4. A perusal of the impugned Award shows that the first Respondent had stated in his evidence before the Labour Court that in April, 1984 the factory of the petitioners was shifted from Kandivali to Nashik and that he claimed that he had not been informed about it. However, the first Respondent admitted that out of the ten staff members, eight had joined at Nashik and one Ms. Pereira accepted the closure compensation as she declined to go for work at Nashik. He also admitted that the petitioners had displayed a notice on the notice board informing the employees that the factory had been shifted to Nashik and that such of the employees who are willing to join the factory at Nashik should inform the Company within ten days. Though the said notice is not on record, at my instance Mr. Par has made available a copy of the said notice dated February 28, 1984 for my perusal.

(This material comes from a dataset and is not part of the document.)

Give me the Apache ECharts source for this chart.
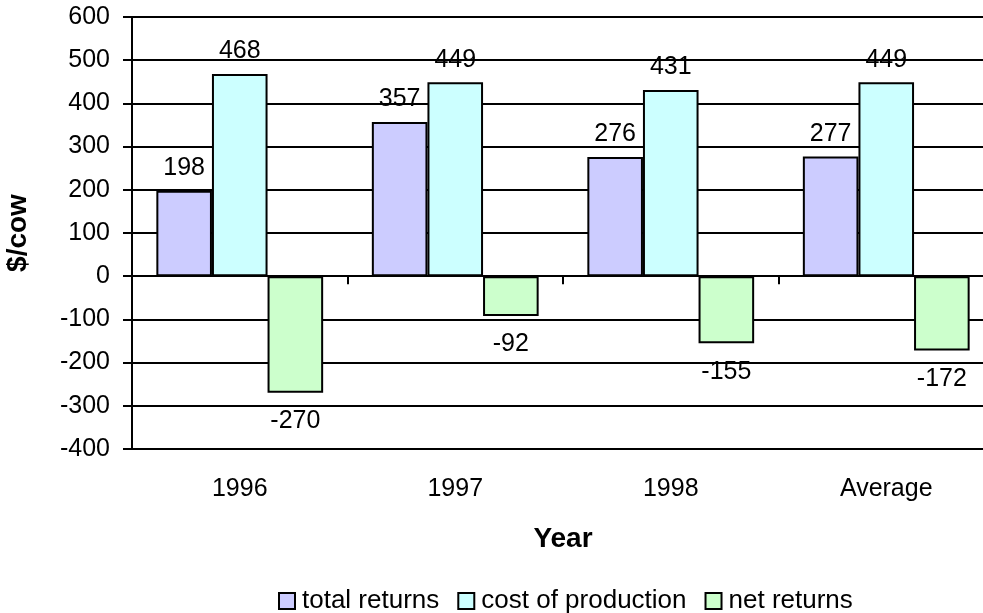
<!DOCTYPE html>
<html>
<head>
<meta charset="utf-8">
<script src="https://cdn.jsdelivr.net/npm/echarts@6/dist/echarts.min.js"></script>
<style>
  html, body { margin: 0; padding: 0; background: #fff; }
  #returnsChart { width: 983px; height: 613px; }
</style>
</head>
<body>
<div id="returnsChart"></div>
<script>
/**
 * returns per cow, by year
 */
const years = ['1996', '1997', '1998', 'Average'];
const totalReturns = [198, 357, 276, 277];
const costOfProduction = [468, 449, 431, 449];
const netReturns = [-270, -92, -155, -172];
const seriesNames = ['total returns', 'cost of production', 'net returns'];

const font = "'Liberation Sans', Arial, sans-serif";

function barSeries(name, data, color, pos, dist) {
    return {
        name: name,
        type: 'bar',
        xAxisIndex: 0,
        data: data,
        barGap: '0%',
        barCategoryGap: '22.6%',
        itemStyle: {
            color: color,
            borderColor: '#000',
            borderWidth: 2
        },
        label: {
            show: true,
            position: pos,
            distance: dist,
            color: '#000',
            fontSize: 25,
            fontFamily: font
        }
    };
}

const returnsOption = {
    animation: false,
    backgroundColor: '#fff',
    textStyle: { fontFamily: font, color: '#000' },
    grid: {
        left: 132,
        top: 17,
        right: -11,
        bottom: 164,
        outerBoundsMode: 'none'
    },
    legend: {
        left: 273,
        top: 583,
        icon: 'rect',
        itemWidth: 16,
        itemHeight: 16,
        itemGap: 18,
        itemStyle: { borderColor: '#000', borderWidth: 2 },
        textStyle: { fontSize: 26, color: '#000', fontFamily: font, padding: [0, 0, 0, 2] },
        data: seriesNames
    },
    xAxis: [
        {
            // axis line at zero, ticks between the categories
            type: 'category',
            data: years,
            position: 'top',
            axisLine: { onZero: true, lineStyle: { color: '#000', width: 2 } },
            axisTick: { show: true, inside: true, length: 8, lineStyle: { color: '#000', width: 2 } },
            axisLabel: { show: false },
            splitLine: { show: false }
        },
        {
            // category labels under the plot
            type: 'category',
            data: years,
            position: 'bottom',
            axisLine: { show: false, onZero: false },
            axisTick: { show: false },
            axisLabel: { margin: 28, fontSize: 25, color: '#000', fontFamily: font },
            splitLine: { show: false },
            name: 'Year',
            nameLocation: 'middle',
            nameGap: 76,
            nameTextStyle: { fontSize: 28, fontWeight: 'bold', color: '#000', fontFamily: font }
        }
    ],
    yAxis: {
        type: 'value',
        min: -400,
        max: 600,
        interval: 100,
        axisLine: { show: true, lineStyle: { color: '#000', width: 2 } },
        axisTick: { show: true, length: 9, lineStyle: { color: '#000', width: 2 } },
        axisLabel: { margin: 22, fontSize: 25, color: '#000', fontFamily: font },
        splitLine: { show: true, lineStyle: { color: '#000', width: 2 } },
        name: '$/cow',
        nameLocation: 'middle',
        nameGap: 100,
        nameTextStyle: { fontSize: 28, fontWeight: 'bold', color: '#000', fontFamily: font }
    },
    series: [
        barSeries(seriesNames[0], totalReturns, '#ccccff', 'top', 10),
        barSeries(seriesNames[1], costOfProduction, '#ccffff', 'top', 10),
        barSeries(seriesNames[2], netReturns, '#ccffcc', 'bottom', 16)
    ]
};

const returnsChart = echarts.init(document.getElementById('returnsChart'));
returnsChart.setOption(returnsOption);
</script>
</body>
</html>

A perusal of the notice shows that, after putting on record cirbumstances under which the factory premises at Kandivali were being surrendered, the management of the petitioners had unequivocally stated that it would not be possible to carry on the running of the factory in the existing premises at Kandivali; that arrangements had been made for locating the factory at Nashik and finally the employees were given the option of being retrenched and such option was to be exercised within ten days.
5. In the face of the notice which contains such options, it is difficult to accept the finding of the Labour Court that there was illegal termination of the first Respondent's service with effect from April 5, 1984. I am of the view that the services of the first Respondent came to an end on account of his failure to exercise his option within the given time. Though, in my view, strictly speaking, no relief was due to the first Respondent, however, since the first Respondent has been reinstated at Nashik with continuity of service and the order of reinstatement has already been complied with by the Petitioners, I see no reason to interfere with that part of the order. As to the direction in the Award with regard to back wages, I am of the view that it is wholly unwarranted and needs to be interfered with.
6. In the result, Writ Petition is allowed. The decision contained in the impugned Award dated June 30, 1994 made by the 5th Labour Court, Bombay in Reference (IDA) No. 607 of 1985 for payment of full back wages is hereby quashed and set aside.
7. Rule accordingly made absolute with no order as to costs.